The White House coronavirus task force should include a nurse to help make the best public health decisions, according to an op-ed penned by Anna Dermenchyan, RN, PhD, and Kristen Choi, RN, PhD.
Dr. Dermenchyan, a critical care nurse and director in the Department of Medicine Quality at University of California, Los Angeles Health, along with Dr. Choi, a psychiatric nurse and assistant professor at the UCLA School of Nursing, authored the piece published by The Hill.
Amid the pandemic, working as a nurse has become more hazardous and stressful, the authors wrote. Though many nurses have died from virus-related complications, nurses across the U.S. continue to show up every day and serve on the front line of the pandemic.
Nurses, the largest healthcare profession in the U.S., are often left out of important decision-making that affects their lives and work. To respond adequately to the pandemic, nurses should be added to all health-related commissions, panels and task forces, according to Drs. Dermenchyan and Choi.
The authors detailed numerous reasons nurses should be included in COVID-19 response teams, including:
- The public trusts nurses. The public has selected nurses as the most honest and ethical profession for 18 consecutive years.
- Nurses' work is diverse.
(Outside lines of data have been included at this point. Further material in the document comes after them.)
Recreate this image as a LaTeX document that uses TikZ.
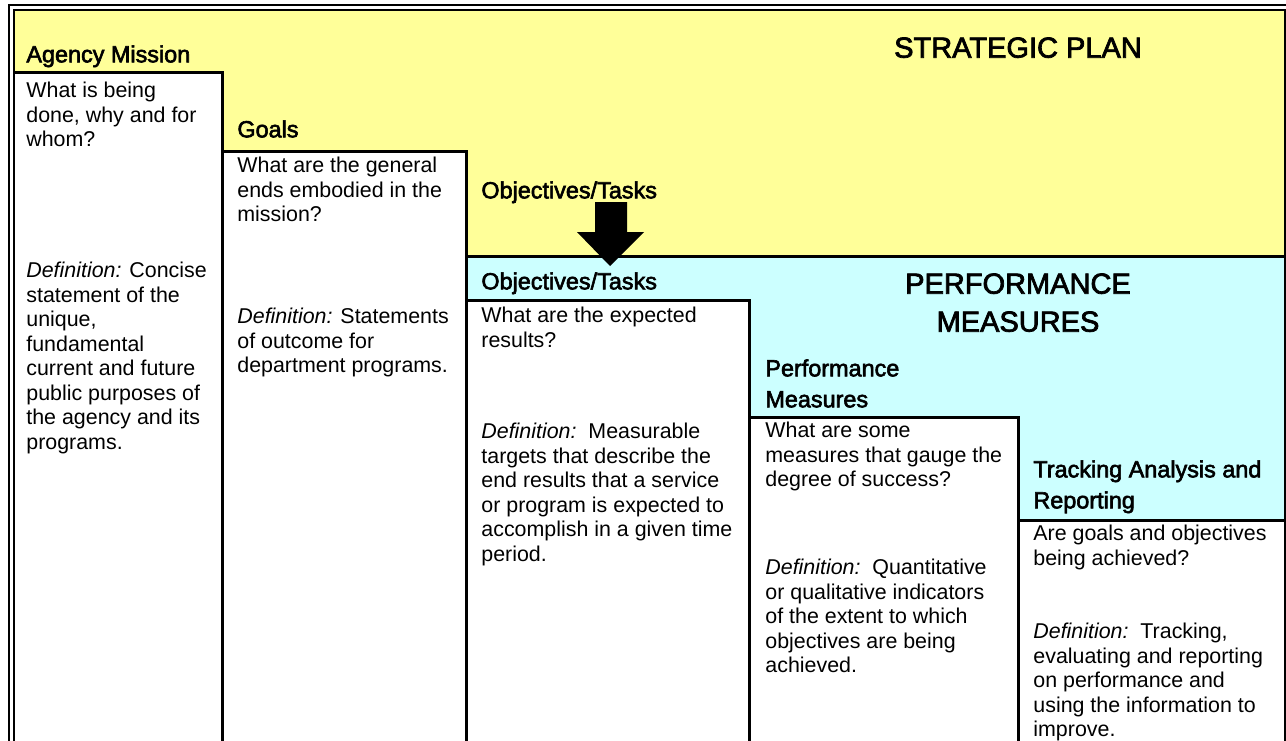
\documentclass[tikz,border=0pt]{standalone}
\usepackage{fontspec}
\setmainfont{Liberation Sans}
\newfontfamily\headfont[FakeBold=2.5]{Liberation Sans}
\usetikzlibrary{positioning}

\definecolor{planyellow}{HTML}{FFFF99}
\definecolor{measurecyan}{HTML}{CCFFFF}

\begin{document}
\begin{tikzpicture}[x=0.5pt, y=-0.5pt,
        boxline/.style={line width=1.5pt},
        frameline/.style={line width=1pt},
        body/.style={anchor=north west, inner sep=0pt, align=left,
            font=\fontsize{10.7}{12.25}\selectfont},
        head/.style={anchor=north west, inner sep=0pt, align=left,
            font=\headfont\fontsize{11.7}{15.5}\selectfont},
        title/.style={anchor=north, inner sep=0pt, align=center,
            font=\headfont\fontsize{14.5}{19}\selectfont}]
    \useasboundingbox (0,0) rectangle (1286,740);

    % background: strategic plan on top, measures below
    \fill[planyellow] (13.5,9.5) rectangle (1284.5,740);
    \fill[measurecyan] (466,256) rectangle (1284.5,740);

    % the stepped white columns
    \fill[white] (13.5,72) rectangle (222,740);
    \fill[white] (222,151) rectangle (466,740);
    \fill[white] (466,300) rectangle (749,740);
    \fill[white] (749,417) rectangle (1018,740);
    \fill[white] (1018,520) rectangle (1284.5,740);
    \draw[boxline] (13.5,72) -- (222,72) -- (222,745);
    \draw[boxline] (222,151) -- (466,151) -- (466,745);
    \draw[boxline] (466,300) -- (749,300) -- (749,745);
    \draw[boxline] (749,417) -- (1018,417) -- (1018,745);
    \draw[boxline] (1018,520) -- (1284.5,520);
    \draw[boxline] (466,256) -- (1284.5,256);

    % double frame, cut at the page edge
    \begin{scope}
        \clip (0,0) rectangle (1286,740);
        \draw[frameline] (9,5) rectangle (1290,760);
        \draw[frameline] (13.5,9.5) rectangle (1284.5,760);
    \end{scope}

    % titles
    \node[title] (plan) at (1018,37) {STRATEGIC PLAN};
    \node[title] (measures) at (1018,273) {PERFORMANCE\\MEASURES};

    % column headings
    \node[head] (missionhead) at (26,45) {Agency Mission};
    \node[head] (goalshead) at (237,120) {Goals};
    \node[head] (objplanhead) at (481,181) {Objectives/Tasks};
    \node[head] (objhead) at (481,272) {Objectives/Tasks};
    \node[head] (perfhead) at (765,359) {Performance\\Measures};
    \node[head] (trackhead) at (1033,460) {Tracking Analysis and\\Reporting};

    % objectives carry over from the plan
    \fill (595,202) -- (627,202) -- (627,232) -- (644,232) -- (610,266)
        -- (577,232) -- (595,232) -- cycle;

    % column texts
    \node[body] (missionq) at (26,82) {What is being\\done, why and for\\whom?};
    \node[body] (missiondef) at (26,262) {\textit{Definition:} Concise\\statement of the\\unique,\\fundamental\\current and future\\public purposes of\\the agency and its\\programs.};
    \node[body] (goalsq) at (237,157) {What are the general\\ends embodied in the\\mission?};
    \node[body] (goalsdef) at (237,308) {\textit{Definition:} Statements\\of outcome for\\department programs.};
    \node[body] (objq) at (481,307) {What are the expected\\results?};
    \node[body] (objdef) at (481,423) {\textit{Definition:}\ \ Measurable\\targets that describe the\\end results that a service\\or program is expected to\\accomplish in a given time\\period.};
    \node[body] (perfq) at (765,422) {What are some\\measures that gauge the\\degree of success?};
    \node[body] (perfdef) at (765,559) {\textit{Definition:}\ \ Quantitative\\or qualitative indicators\\of the extent to which\\objectives are being\\achieved.};
    \node[body] (trackq) at (1033,525) {Are goals and objectives\\being achieved?};
    \node[body] (trackdef) at (1033,623) {\textit{Definition:}\ \ Tracking,\\evaluating and reporting\\on performance and\\using the information to\\improve.};
\end{tikzpicture}
\end{document}
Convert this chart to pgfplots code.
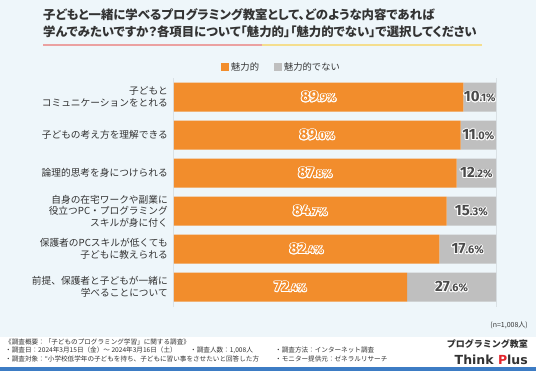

Nurses care for individuals, families, groups, communities and populations of all ages. These unique insights can benefit public health planning, public education, resource allocation decisions and community infection prevention measures.
- Nurses promote and protect patient health and safety using evidence-based practice. Nurses across the nation are urging policymakers to properly supply healthcare workers with personal protective equipment to protect patients and staff.
- Nurses are committed to patient health, not cost, politics, shareholders, profits, appearances or other competing incentives.